- Exercise directions
The material below has pictures in it. Set down only the lines from the line containing "What TikZ code" through the line containing "(0.1,-0.075) -- (8.79,-0.075);", word for word, and leave the pictures behind.

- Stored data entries

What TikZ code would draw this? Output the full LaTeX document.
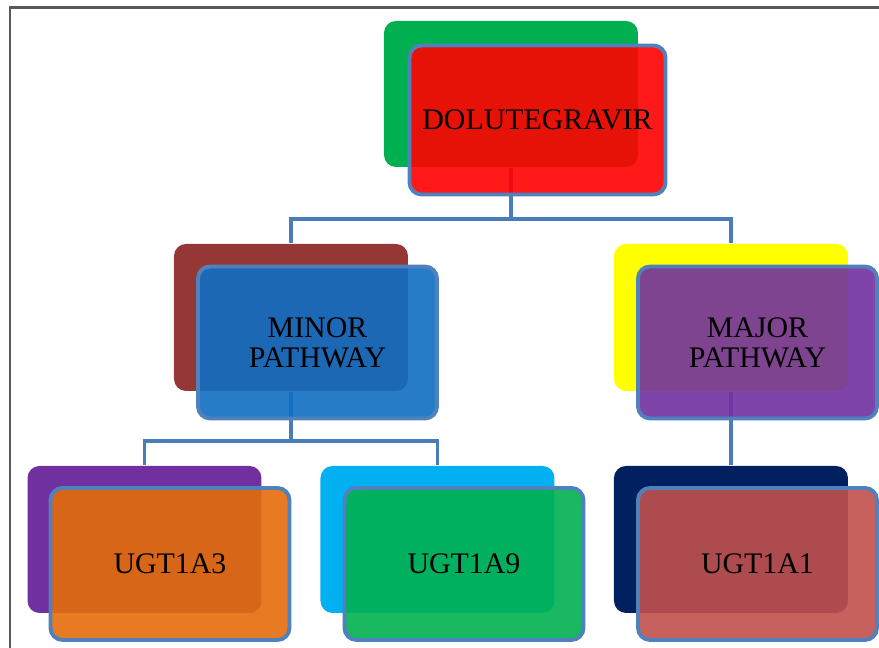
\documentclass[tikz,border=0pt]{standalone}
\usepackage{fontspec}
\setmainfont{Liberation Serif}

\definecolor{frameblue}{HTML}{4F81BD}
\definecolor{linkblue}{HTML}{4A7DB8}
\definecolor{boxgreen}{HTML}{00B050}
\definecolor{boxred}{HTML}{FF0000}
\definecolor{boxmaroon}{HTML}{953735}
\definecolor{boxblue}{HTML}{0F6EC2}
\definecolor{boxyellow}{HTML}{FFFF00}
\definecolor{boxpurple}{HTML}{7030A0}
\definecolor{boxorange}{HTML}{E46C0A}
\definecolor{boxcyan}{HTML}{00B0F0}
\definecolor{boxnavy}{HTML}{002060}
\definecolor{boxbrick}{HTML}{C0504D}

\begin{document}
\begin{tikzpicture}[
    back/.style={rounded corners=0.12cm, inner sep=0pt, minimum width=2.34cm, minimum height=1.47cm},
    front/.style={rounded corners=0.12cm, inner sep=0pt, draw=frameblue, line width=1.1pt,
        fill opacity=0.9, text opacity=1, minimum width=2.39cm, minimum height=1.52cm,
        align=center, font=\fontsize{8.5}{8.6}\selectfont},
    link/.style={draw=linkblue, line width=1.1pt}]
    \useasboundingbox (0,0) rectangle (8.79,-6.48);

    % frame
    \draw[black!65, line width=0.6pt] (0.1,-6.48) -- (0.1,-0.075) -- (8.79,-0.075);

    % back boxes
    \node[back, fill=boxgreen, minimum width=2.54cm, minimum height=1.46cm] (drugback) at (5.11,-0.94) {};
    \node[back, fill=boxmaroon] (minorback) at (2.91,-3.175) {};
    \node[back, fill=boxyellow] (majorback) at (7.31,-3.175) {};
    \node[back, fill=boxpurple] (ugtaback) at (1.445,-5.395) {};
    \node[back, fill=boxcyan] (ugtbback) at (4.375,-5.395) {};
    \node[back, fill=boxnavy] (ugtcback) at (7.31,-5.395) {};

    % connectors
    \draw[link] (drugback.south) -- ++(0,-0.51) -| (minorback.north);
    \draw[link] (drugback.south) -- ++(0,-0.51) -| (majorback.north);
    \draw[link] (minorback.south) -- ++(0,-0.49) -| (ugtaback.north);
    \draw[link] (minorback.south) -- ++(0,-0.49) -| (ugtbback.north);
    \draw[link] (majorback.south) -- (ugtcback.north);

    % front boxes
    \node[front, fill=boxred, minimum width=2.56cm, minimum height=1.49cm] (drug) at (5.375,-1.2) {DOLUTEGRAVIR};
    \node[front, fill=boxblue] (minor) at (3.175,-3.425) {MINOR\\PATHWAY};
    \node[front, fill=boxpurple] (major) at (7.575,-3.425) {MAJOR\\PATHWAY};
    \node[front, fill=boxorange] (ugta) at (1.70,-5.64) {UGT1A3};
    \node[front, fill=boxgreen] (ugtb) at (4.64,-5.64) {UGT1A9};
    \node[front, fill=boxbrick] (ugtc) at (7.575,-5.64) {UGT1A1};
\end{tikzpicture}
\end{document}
* * *
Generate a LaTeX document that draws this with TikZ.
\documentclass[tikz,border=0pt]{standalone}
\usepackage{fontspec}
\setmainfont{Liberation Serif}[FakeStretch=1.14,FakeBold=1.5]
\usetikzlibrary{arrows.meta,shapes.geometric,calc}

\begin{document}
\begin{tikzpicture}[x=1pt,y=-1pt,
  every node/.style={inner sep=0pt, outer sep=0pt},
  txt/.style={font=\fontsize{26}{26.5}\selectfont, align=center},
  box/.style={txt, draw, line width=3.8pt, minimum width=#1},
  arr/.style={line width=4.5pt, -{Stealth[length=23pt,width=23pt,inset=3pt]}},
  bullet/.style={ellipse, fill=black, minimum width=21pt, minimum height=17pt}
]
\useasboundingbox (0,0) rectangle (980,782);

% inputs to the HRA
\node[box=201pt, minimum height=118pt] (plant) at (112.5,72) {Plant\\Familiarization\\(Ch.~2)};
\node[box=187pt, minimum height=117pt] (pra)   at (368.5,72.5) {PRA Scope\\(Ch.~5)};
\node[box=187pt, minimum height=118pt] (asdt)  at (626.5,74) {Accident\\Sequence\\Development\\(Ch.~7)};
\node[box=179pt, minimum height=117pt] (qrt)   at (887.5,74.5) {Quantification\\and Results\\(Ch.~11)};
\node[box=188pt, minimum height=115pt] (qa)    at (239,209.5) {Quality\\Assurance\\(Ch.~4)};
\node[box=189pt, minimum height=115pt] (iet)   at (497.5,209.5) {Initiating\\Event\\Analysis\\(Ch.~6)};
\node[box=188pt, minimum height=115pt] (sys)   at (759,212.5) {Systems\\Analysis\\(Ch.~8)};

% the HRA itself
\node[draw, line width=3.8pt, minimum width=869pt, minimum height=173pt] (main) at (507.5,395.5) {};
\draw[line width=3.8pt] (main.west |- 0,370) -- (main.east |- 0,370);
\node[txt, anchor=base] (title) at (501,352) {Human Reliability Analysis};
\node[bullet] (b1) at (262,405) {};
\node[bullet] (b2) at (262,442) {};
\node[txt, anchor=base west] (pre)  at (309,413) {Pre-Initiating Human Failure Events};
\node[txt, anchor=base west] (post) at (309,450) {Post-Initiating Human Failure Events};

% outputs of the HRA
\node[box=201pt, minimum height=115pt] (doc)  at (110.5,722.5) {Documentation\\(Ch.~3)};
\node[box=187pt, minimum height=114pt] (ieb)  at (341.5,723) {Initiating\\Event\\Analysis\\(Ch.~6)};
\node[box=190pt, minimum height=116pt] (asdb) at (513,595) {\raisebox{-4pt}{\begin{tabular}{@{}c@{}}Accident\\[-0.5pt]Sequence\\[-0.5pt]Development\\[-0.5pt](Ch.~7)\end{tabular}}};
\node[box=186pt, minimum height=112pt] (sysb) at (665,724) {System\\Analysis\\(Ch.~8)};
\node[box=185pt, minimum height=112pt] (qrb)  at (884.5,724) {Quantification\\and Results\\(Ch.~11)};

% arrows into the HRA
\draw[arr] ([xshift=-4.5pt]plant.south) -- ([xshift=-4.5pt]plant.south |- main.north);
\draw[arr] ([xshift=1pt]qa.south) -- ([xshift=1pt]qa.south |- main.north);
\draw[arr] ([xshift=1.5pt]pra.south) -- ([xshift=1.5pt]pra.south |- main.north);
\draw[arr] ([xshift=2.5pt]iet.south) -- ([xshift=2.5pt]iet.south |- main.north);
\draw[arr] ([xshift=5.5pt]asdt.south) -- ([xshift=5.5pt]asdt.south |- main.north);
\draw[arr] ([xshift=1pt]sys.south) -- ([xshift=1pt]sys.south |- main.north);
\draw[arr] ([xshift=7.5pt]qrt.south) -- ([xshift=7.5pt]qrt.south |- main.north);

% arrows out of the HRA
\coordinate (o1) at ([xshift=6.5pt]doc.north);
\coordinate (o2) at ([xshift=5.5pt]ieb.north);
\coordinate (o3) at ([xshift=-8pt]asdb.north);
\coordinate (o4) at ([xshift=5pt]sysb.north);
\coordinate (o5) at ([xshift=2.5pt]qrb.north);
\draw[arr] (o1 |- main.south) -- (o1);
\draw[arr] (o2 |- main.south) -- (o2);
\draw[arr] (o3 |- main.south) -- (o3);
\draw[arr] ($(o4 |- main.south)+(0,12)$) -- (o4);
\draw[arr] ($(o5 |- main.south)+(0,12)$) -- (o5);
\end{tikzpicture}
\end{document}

- Response to the task
What TikZ code would draw this? Output the full LaTeX document.
\documentclass[tikz,border=0pt]{standalone}
\usepackage{fontspec}
\setmainfont{Liberation Serif}

\definecolor{frameblue}{HTML}{4F81BD}
\definecolor{linkblue}{HTML}{4A7DB8}
\definecolor{boxgreen}{HTML}{00B050}
\definecolor{boxred}{HTML}{FF0000}
\definecolor{boxmaroon}{HTML}{953735}
\definecolor{boxblue}{HTML}{0F6EC2}
\definecolor{boxyellow}{HTML}{FFFF00}
\definecolor{boxpurple}{HTML}{7030A0}
\definecolor{boxorange}{HTML}{E46C0A}
\definecolor{boxcyan}{HTML}{00B0F0}
\definecolor{boxnavy}{HTML}{002060}
\definecolor{boxbrick}{HTML}{C0504D}

\begin{document}
\begin{tikzpicture}[
    back/.style={rounded corners=0.12cm, inner sep=0pt, minimum width=2.34cm, minimum height=1.47cm},
    front/.style={rounded corners=0.12cm, inner sep=0pt, draw=frameblue, line width=1.1pt,
        fill opacity=0.9, text opacity=1, minimum width=2.39cm, minimum height=1.52cm,
        align=center, font=\fontsize{8.5}{8.6}\selectfont},
    link/.style={draw=linkblue, line width=1.1pt}]
    \useasboundingbox (0,0) rectangle (8.79,-6.48);

    % frame
    \draw[black!65, line width=0.6pt] (0.1,-6.48) -- (0.1,-0.075) -- (8.79,-0.075);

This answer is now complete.